If you are involved in your firm’s desktop security strategies (Windows in particular), you should read this:

Characterizing the IRC-based Botnet Phenomenon

This is a fact-filled but eminently readable paper about 3,290 IRC-based botnet command and control networks in China from June 2006 to June 2007. In addition to doing the normal things you’d expect to see in a botnet analysis, the researchers analyzed the extent of malware samples circulated within the botnets. They also attempted to determine the effectiveness of nine anti-virus engines in detecting the samples in circulation.

If you don’t want to read the whole thing, I’ve put together the Cliff’s Notes, at least from the perspective of a data junkie like me. Here are some of the more interesting metrics from the report. Some of these are from the report itself, and I’ve derived others. Editorial comments are in italics.

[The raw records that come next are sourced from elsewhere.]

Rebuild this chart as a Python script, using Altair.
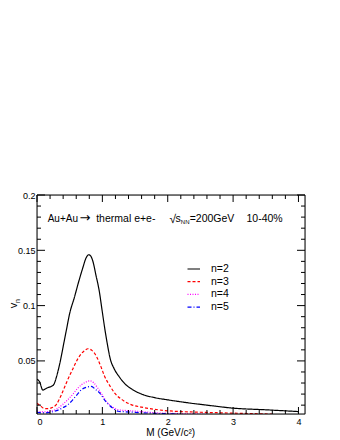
import altair as alt
import pandas as pd

# ---- data ----
M2 = [0.0, 0.04, 0.09, 0.12, 0.17, 0.22, 0.26, 0.3, 0.35, 0.42, 0.45, 0.5, 0.57, 0.63, 0.7, 0.75, 0.79,
      0.82, 0.86, 0.9, 0.95, 1.0, 1.04, 1.08, 1.12, 1.18, 1.26, 1.35, 1.45, 1.6, 1.8, 2.0, 2.3, 2.6, 3.0, 3.5, 4.0]
V2 = [0.0335, 0.031, 0.0235, 0.0245, 0.026, 0.027, 0.029, 0.036, 0.048, 0.069, 0.078, 0.093, 0.107, 0.120,
      0.134, 0.143, 0.146, 0.145, 0.139, 0.128, 0.114, 0.094, 0.078, 0.064, 0.052, 0.043, 0.0355, 0.029,
      0.0245, 0.020, 0.0168, 0.0148, 0.0122, 0.0100, 0.0073, 0.0058, 0.0042]

M3 = [0.0, 0.05, 0.1, 0.15, 0.22, 0.3, 0.37, 0.42, 0.47, 0.55, 0.63, 0.72, 0.78, 0.84, 0.91, 0.97, 1.035,
      1.12, 1.19, 1.3, 1.44, 1.6, 1.8, 2.0, 2.5, 3.0, 3.6]
V3 = [0.0118, 0.0095, 0.0072, 0.0068, 0.0075, 0.011, 0.019, 0.026, 0.033, 0.043, 0.0525, 0.059, 0.061,
      0.0595, 0.054, 0.046, 0.036, 0.027, 0.0208, 0.015, 0.0105, 0.0082, 0.0062, 0.0049, 0.0036, 0.0028, 0.0019]

M4 = [0.0, 0.1, 0.2, 0.3, 0.4, 0.47, 0.55, 0.62, 0.68, 0.75, 0.81, 0.87, 0.93, 1.0, 1.06, 1.15, 1.24,
      1.35, 1.5, 1.8, 2.2, 2.6]
V4 = [0.0045, 0.0040, 0.0045, 0.0065, 0.011, 0.0148, 0.020, 0.025, 0.0284, 0.031, 0.032, 0.030, 0.0254,
      0.019, 0.0133, 0.0085, 0.0058, 0.0052, 0.0046, 0.0032, 0.0024, 0.0019]

M5 = [0.0, 0.1, 0.2, 0.3, 0.4, 0.47, 0.55, 0.62, 0.68, 0.76, 0.83, 0.9, 0.96, 1.03, 1.1, 1.17, 1.24,
      1.35, 1.5, 1.8, 2.2]
V5 = [0.0035, 0.003, 0.0035, 0.005, 0.0078, 0.0103, 0.015, 0.020, 0.0239, 0.0262, 0.0269, 0.024, 0.0209,
      0.015, 0.0103, 0.0068, 0.0045, 0.0040, 0.0035, 0.0026, 0.0020]

LABELS = ["n=2", "n=3", "n=4", "n=5"]
COLORS = ["#000000", "#ff0000", "#ff00ff", "#0000ff"]
DASHES = [[1, 0], [3, 2], [1, 1.5], [4, 2, 1, 2]]

X_MAJOR = [0, 1, 2, 3, 4]
X_MINOR = [0.2, 0.4, 0.6, 0.8, 1.2, 1.4, 1.6, 1.8, 2.2, 2.4, 2.6, 2.8, 3.2, 3.4, 3.6, 3.8]
Y_MAJOR = [0.05, 0.1, 0.15, 0.2]
Y_MINOR = [0.01, 0.02, 0.03, 0.04, 0.06, 0.07, 0.08, 0.09, 0.11, 0.12, 0.13, 0.14, 0.16, 0.17, 0.18, 0.19]

rows = []
for lab, ms, vs in zip(LABELS, [M2, M3, M4, M5], [V2, V3, V4, V5]):
    for m, v in zip(ms, vs):
        rows.append({"n": lab, "M": m, "v": v})
df = pd.DataFrame(rows)

W, H = 268, 219
FONT = "Liberation Sans"
xs = alt.Scale(domain=[0, 4.1], nice=False, zero=False)
ys = alt.Scale(domain=[0.002, 0.2], nice=False, zero=False)

XAXIS = alt.Axis(values=X_MAJOR, format="d", title=None, ticks=False, domain=False, grid=False,
                 labelFontSize=9, labelFont=FONT, labelPadding=3, labelColor="black")
YAXIS = alt.Axis(values=Y_MAJOR, format="~g", title=None, ticks=False, domain=False, grid=False,
                 labelFontSize=9, labelFont=FONT, labelPadding=2, labelColor="black")

lines = alt.Chart(df).mark_line(clip=True, strokeWidth=1.2, interpolate="monotone").encode(
    x=alt.X("M:Q", scale=xs, axis=XAXIS),
    y=alt.Y("v:Q", scale=ys, axis=YAXIS),
    color=alt.Color("n:N", scale=alt.Scale(domain=LABELS, range=COLORS), legend=None),
    strokeDash=alt.StrokeDash("n:N", scale=alt.Scale(domain=LABELS, range=DASHES), legend=None),
)

def xticks(vals, length):
    d = pd.DataFrame({"t": vals})
    base = alt.Chart(d).mark_rule(color="black", strokeWidth=1)
    bot = base.encode(x=alt.X("t:Q", scale=xs, axis=XAXIS), y=alt.value(H), y2=alt.value(H - length))
    top = base.encode(x=alt.X("t:Q", scale=xs, axis=XAXIS), y=alt.value(0), y2=alt.value(length))
    return [bot, top]

def yticks(vals, length):
    d = pd.DataFrame({"t": vals})
    base = alt.Chart(d).mark_rule(color="black", strokeWidth=1)
    left = base.encode(y=alt.Y("t:Q", scale=ys, axis=YAXIS), x=alt.value(0), x2=alt.value(length))
    right = base.encode(y=alt.Y("t:Q", scale=ys, axis=YAXIS), x=alt.value(W), x2=alt.value(W - length))
    return [left, right]

one = pd.DataFrame({"a": [0]})

frame = alt.Chart(one).mark_rect(fillOpacity=0, stroke="black", strokeWidth=1).encode(
    x=alt.value(0), x2=alt.value(W), y=alt.value(0), y2=alt.value(H))

def txt(s, x, y, size=10.5, align="left", baseline="alphabetic", angle=0, font=FONT):
    return alt.Chart(one).mark_text(text=s, align=align, baseline=baseline, fontSize=size,
                                    font=font, color="black", angle=angle).encode(
        x=alt.value(x), y=alt.value(y))

# manual legend (ROOT-style TLegend)
legend_layers = []
for i, (lab, col, dash) in enumerate(zip(LABELS, COLORS, DASHES)):
    yy = 74 + i * 12.7
    legend_layers.append(
        alt.Chart(pd.DataFrame({"n": [lab]})).mark_rule(color=col, strokeDash=dash, strokeWidth=1.2)
        .encode(x=alt.value(150.5), x2=alt.value(163), y=alt.value(yy)))
    legend_layers.append(txt(lab, 174, yy, baseline="middle"))

texts = [
    txt("Au+Au", 10.7, 26.7, size=10),
    txt("\u2192", 42.5, 26.7, size=13, font="DejaVu Sans"),
    txt("thermal e+e-", 59.2, 26.7, size=10.5),
    txt("\u221a", 132.5, 27.5, size=12),
    txt("s", 138.5, 26.7),
    txt("NN", 143.8, 28.5, size=6),
    txt("=200GeV", 152.7, 26.7),
    txt("10-40%", 209.5, 26.7),
    txt("M (GeV/c\u00b2)", 133.7, 238, size=10, align="center", baseline="middle"),
    txt("v", -23, 110.5, size=11, align="center", baseline="middle", angle=270),
    txt("n", -19, 106, size=7, align="center", baseline="middle", angle=270),
]

chart = alt.layer(
    lines,
    *xticks(X_MAJOR, 7), *xticks(X_MINOR, 4),
    *yticks(Y_MAJOR, 8), *yticks(Y_MINOR, 4),
    frame,
    *legend_layers,
    *texts,
).properties(
    width=W, height=H, autosize="none",
    padding={"left": 29, "top": 187, "right": 24, "bottom": 30},
).configure_view(stroke=None).configure(background="white")

chart.save("out.html", embed_options={"renderer": "svg", "actions": False})
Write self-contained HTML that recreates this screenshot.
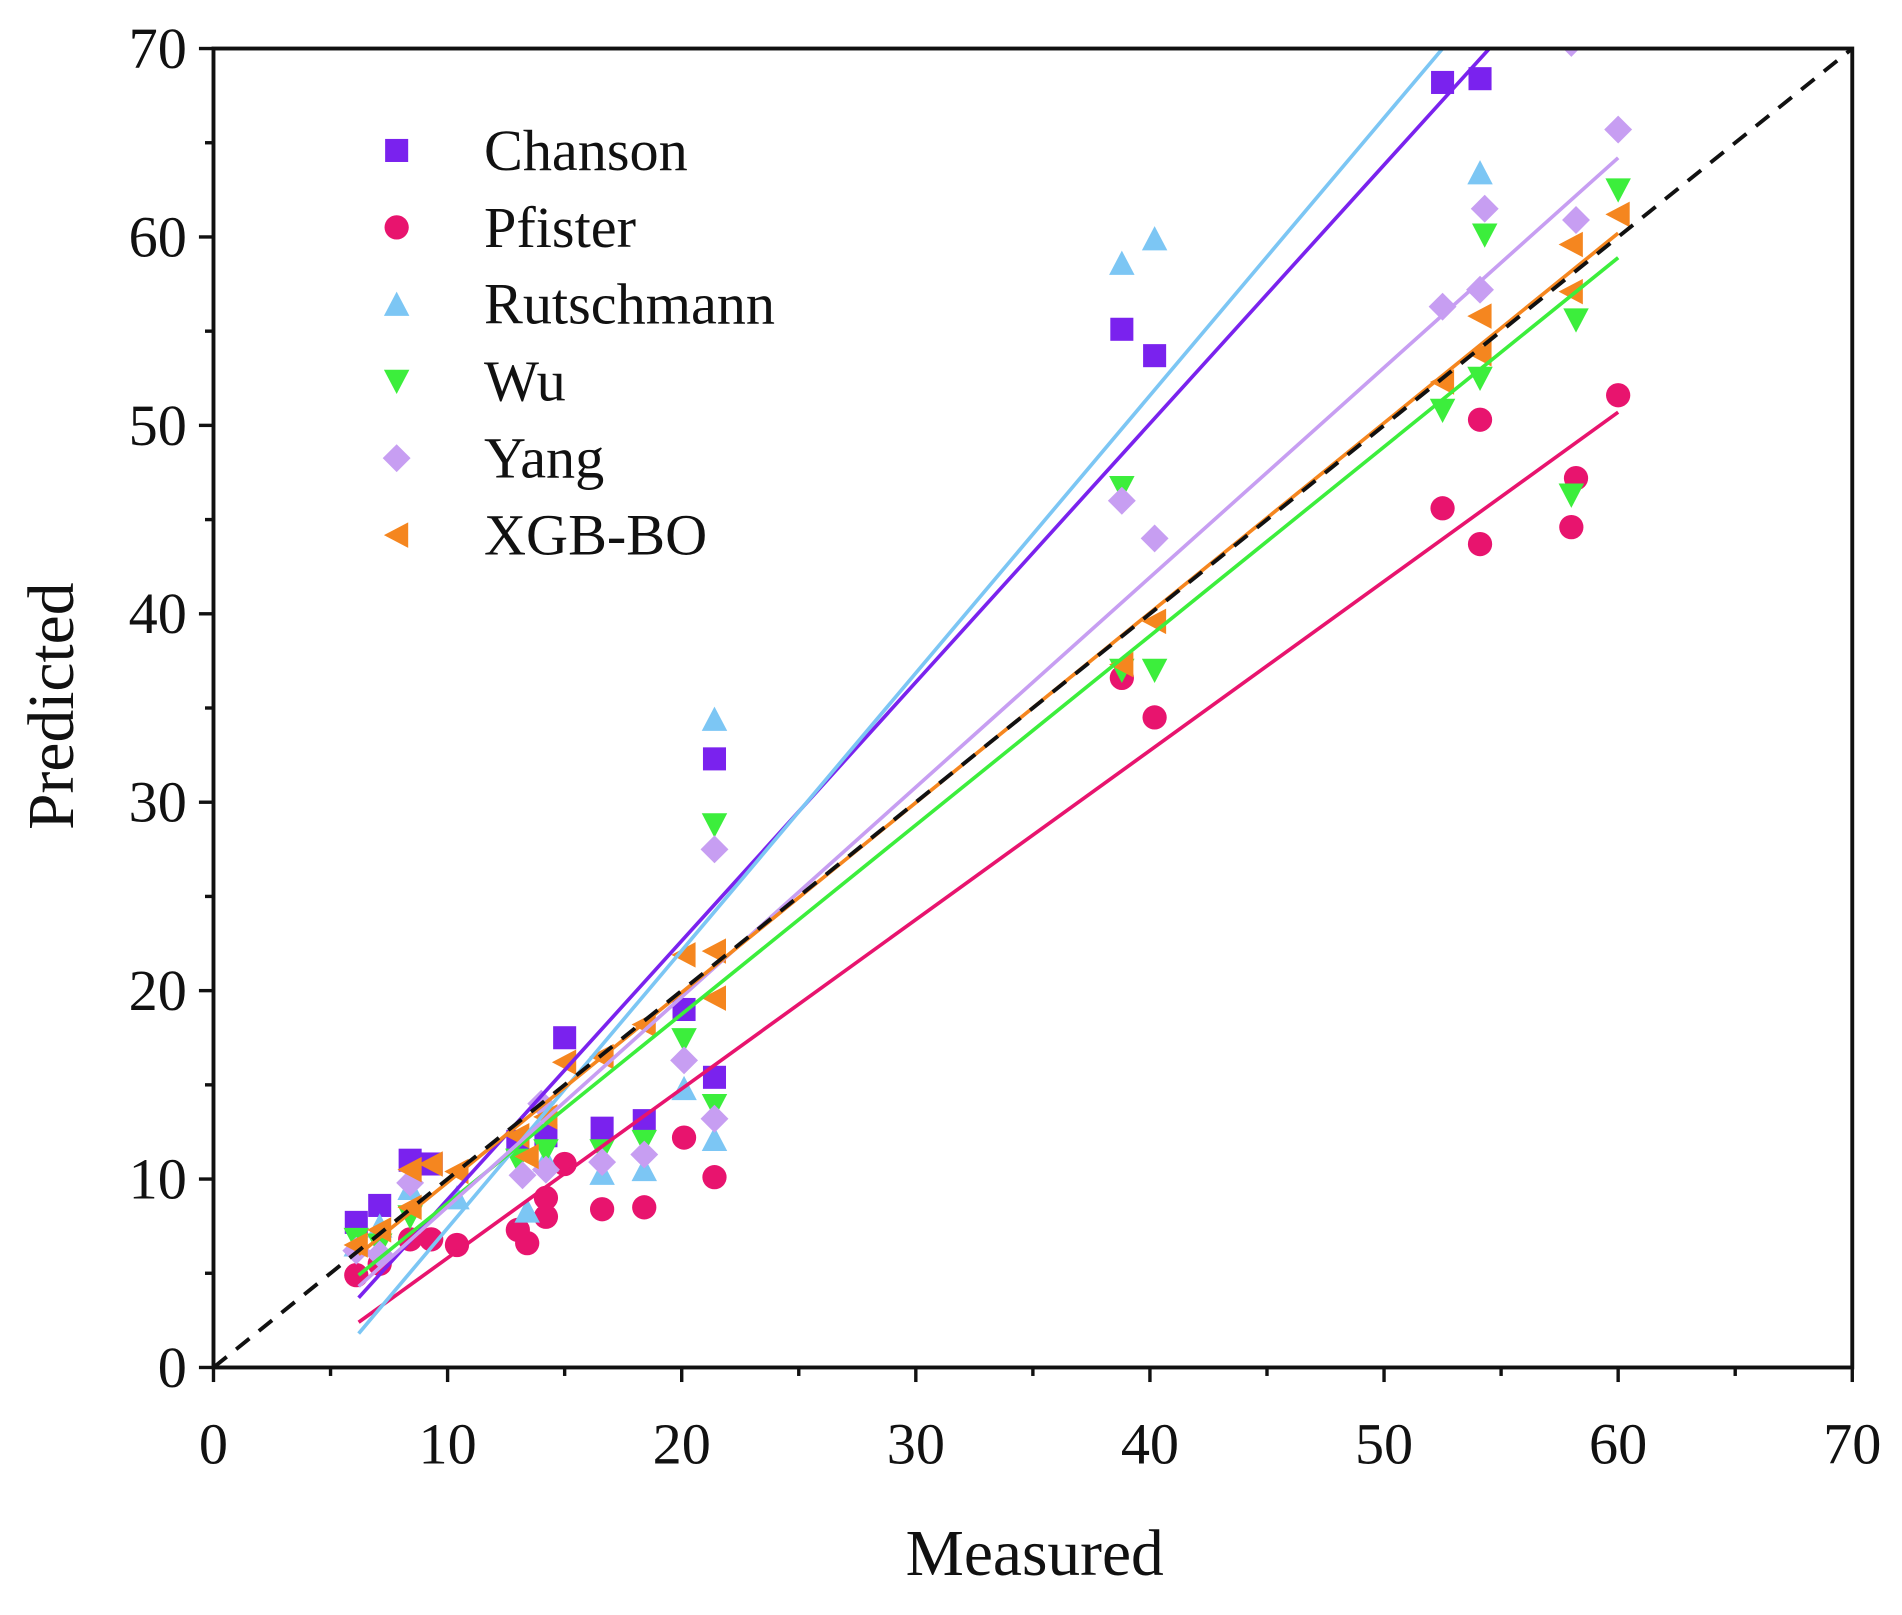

  • Number of infected bot nodes: 1.5 million over the reporting period, for those 1904 botnets they could analyze in detail. Average botnet size over the period was about 800 nodes. Biggest was 50,000 nodes
  • Botnet nodes are strongly diurnal, caused by infected machines being powered off at night
  • Average lifetime of a botnet C&C server was 54 days
  • Only 8.8% of the IP addresses of bots corresponded to blacklisted IPs on Spamhaus. Not sure whether this means Spamhaus was ineffective, or just that bots have been getting sneakier. It does suggest that “reputation services” won’t save us…
  • Of the activities seen on the botnet channels, “spreading” commands (finding new victims) were 28% of the commands executed. DDOS attacks were 25%; information theft, 9.8%; self-update activities, 14%. This last figure is interesting; it tells me that bot executables on infected nodes are continually updating themselves to evade detection
  • Botnet spreading methods used exploits for the ASN1, DCOM, LSASS vulns in 50% of the spread commands executed. “Weak password” spreading methods were used, by contrast, only about 6% of the time.
  • Very few bot commands (low hundreds) were executed for visiting websites (which you’d expect to see for creating fraudulent search result clicks). That shoots my pet theory that bots are ideal “for distributed click fraud”… damn.
  • Within the botnets, 2,000-4,000 samples of malware were collected every day, with peaks at 7,000 per day
  • 90,000 unique samples collected overall (average 250 new/day)
  • For unique samples seen for the first time (within 1 hour of collection) by an AV engine, the malware detection rate was 70% or higher for only 4 of the 9 AV engines used. The four were Kaspersky (92%), BitDefender (86%), Rising (79%) and Trend Micro (78%). The report did not disclose what the other five engines were, but they all came in at between 50.2% and 70% detection for new malware.
  • Even when samples were 30 days old, none of the top four AV engines topped 94% detection. It’s unclear how many engines would need to have been used together in order to catch “everything.”

The report offers plenty of conclusions. My own meta-conclusions are these:

  • AV is missing a lot of malware
  • Unpatched systems seem to be a key spreading vector… still
  • Bot infections are becoming self-modifying to ensure that they evade detection
  • Reputation services don’t seem to help much
  • Distributed click fraud is not yet a popular money-making technique

My last conclusion is perhaps the least intuitive: automated honeypot systems are cool. So cool, in fact, that I’m surprised that the big AV companies aren’t selling them yet as a standard detection tool. But, of course, that would tend to undermine the public position that anti-virus products offer “total protection” (to quote a McAfee product name) or “mega detection” (to quote Panda).

On a side note, for my employer Yankee Group I’m currently finishing up a report on the future of the anti-virus industry. Reports like these reinforce my view that security vendors will be forced to strengthen the detection and recovery parts of their product portfolios — and cool the silver-bullet rhetoric about perfect protection. But, that’s thinking like a CISSP (the prevent-detect-recover triad), rather than like a desktop software vendor (software is installed, and problems are solved in one step).